Can You Freeze Margarine?
Most margarine and buttery spreads freeze perfectly well, just like butter does.
The exception here are spreads labeled as “light” or “fat-reduced.” Those contain less fat than regular margarine or butter, which means freezing them might affect their texture more.
In other words, you might not necessarily be pleased with what you get after defrosting it.
Because of that, if you’re thinking about freezing your “light” buttery spread, I suggest a test run, in which you freeze a small amount to see how it goes.
When it comes to the freezing process, it’s as simple as it gets. You place the margarine stick in a freezer bag (for some extra protection), squeeze out the air, seal the bag, and put it in the freezer.
If you want, you can divide the stick into a few smaller pieces and wrap them individually.
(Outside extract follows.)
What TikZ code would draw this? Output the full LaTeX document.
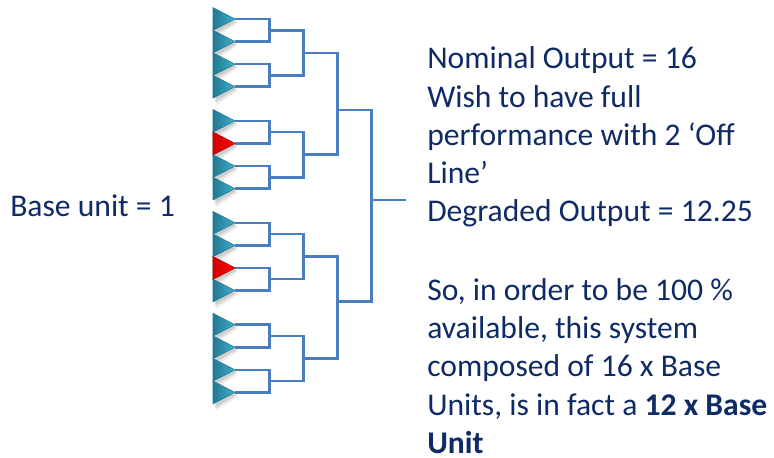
\documentclass[tikz,border=0pt]{standalone}
\usepackage{fontspec}
\setmainfont{Carlito}
\usetikzlibrary{calc}
\definecolor{navy}{HTML}{0F2B66}
\definecolor{wire}{HTML}{4A7EBF}
\definecolor{tealdark}{HTML}{237891}
\definecolor{teallight}{HTML}{3DB0CF}
\definecolor{reddark}{HTML}{D00000}
\definecolor{redlight}{HTML}{FF0A0A}
\tikzset{
  wireline/.style={draw=wire, line width=1.9pt},
  label text/.style={text=navy, inner sep=0pt, font=\fontsize{23.7}{28.7}\selectfont},
  unitbody/.style={left color=tealdark, right color=teallight, draw=tealdark, line width=0.4pt},
  unitoff/.style={left color=reddark, right color=redlight, draw=reddark, line width=0.4pt},
}
% soft shadow below and right of a unit whose apex is #1
\newcommand{\unitshadow}[1]{%
  \foreach \o/\a in {4/0.05,3/0.07,2/0.09}{
    \fill[black, opacity=\a] ($(#1)+(\o*0.8,\o)$) -- ++(-22,-11.3+\o*0.3) -- ++(0,22.6+\o*0.6) -- cycle;
  }}
% one unit: triangle whose apex is the named coordinate #1
\newcommand{\unitshape}[2]{%
  \path[#2] (#1) -- ++(-22,-11.4) -- ++(0,22.8) -- cycle;}
\begin{document}
\begin{tikzpicture}[x=0.75pt, y=-0.75pt]
\useasboundingbox (0,0) rectangle (774,457);

% apex coordinates of the sixteen units, four groups of four
\foreach \g in {0,...,3}{
  \foreach \k in {0,...,3}{
    \pgfmathsetmacro{\ty}{19+101.9*\g+22.57*\k}
    \coordinate (t\g\k) at (235,\ty);
  }
}

% junction points of the pairs and of the groups
\foreach \g in {0,...,3}{
  \coordinate (j\g0) at ($(t\g0)!0.5!(t\g1) + (34.3,0)$);
  \coordinate (j\g1) at ($(t\g2)!0.5!(t\g3) + (34.3,0)$);
  \coordinate (b\g) at ($(j\g0)!0.5!(j\g1) + (34,0)$);
}

% first-level joins (pairs)
\draw[wireline] (t00) -| (j00) |- (t01);
\draw[wireline] (t02) -| (j01) |- (t03);
\draw[wireline] (t10) -| (j10) |- (t11);
\draw[wireline] (t12) -| (j11) |- (t13);
\draw[wireline] (t20) -| (j20) |- (t21);
\draw[wireline] (t22) -| (j21) |- (t23);
\draw[wireline] (t30) -| (j30) |- (t31);
\draw[wireline] (t32) -| (j31) |- (t33);

% second-level joins (groups)
\draw[wireline] (j00) -| (b0) |- (j01);
\draw[wireline] (j10) -| (b1) |- (j11);
\draw[wireline] (j20) -| (b2) |- (j21);
\draw[wireline] (j30) -| (b3) |- (j31);

% third-level joins
\coordinate (c0) at (337.3,110);
\coordinate (c1) at (337.3,301.7);
\draw[wireline] (b0) -| (c0) |- (b1);
\draw[wireline] (b2) -| (c1) |- (b3);

% top-level join and output
\coordinate (d) at (371.7,200);
\coordinate (out) at (405.7,200);
\draw[wireline] (c0) -| (d) |- (c1);
\draw[wireline] (d) -- (out);

% units
\foreach \g in {0,...,3}{\foreach \k in {0,...,3}{\unitshadow{t\g\k}}}
\foreach \g in {0,...,3}{
  \foreach \k in {0,...,3}{
    \unitshape{t\g\k}{unitbody}
  }
}
\unitshape{t11}{unitoff}
\unitshape{t22}{unitoff}

% labels
\node[label text, anchor=base west] (base) at (10,216) {Base unit = 1};
\node[label text, anchor=base west, align=left] (notes) at (427,453.3)
  {Nominal Output = 16\\
   Wish to have full\\
   performance with 2 ‘Off\\
   Line’\\
   Degraded Output = 12.25\\[30.1pt]
   So, in order to be 100 \%\\
   available, this system\\
   composed of 16 x Base\\
   Units, is in fact a \textbf{12 x Base}\\
   \textbf{Unit}};
\end{tikzpicture}
\end{document}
This way, you don’t need to defrost the entire thing.
For best quality, defrost and use the frozen margarine within 6 months of freezing. Of course, the vegetable spread will stay safe to eat indefinitely, but the longer it’s frozen, the worse quality you should expect.
Margarine Shelf Life and Spoilage Summary
Margarine usually lasts for a couple of weeks past the printed date; sometimes even a month or two. It depends on the amount of preservatives added and processing involved.
Like other similar products, margarine usually spoils by going rancid. The easiest way to tell if yours is rancid is to smell it. If it gives off a chemical-like smell (e.g. nail polish remover), that’s a sure sign.
When it comes to storage, refrigeration is strongly recommended by almost all brands, and that’s how you should store margarine.
Last, if you need more storage time than the usual couple of months you get, you can freeze margarine.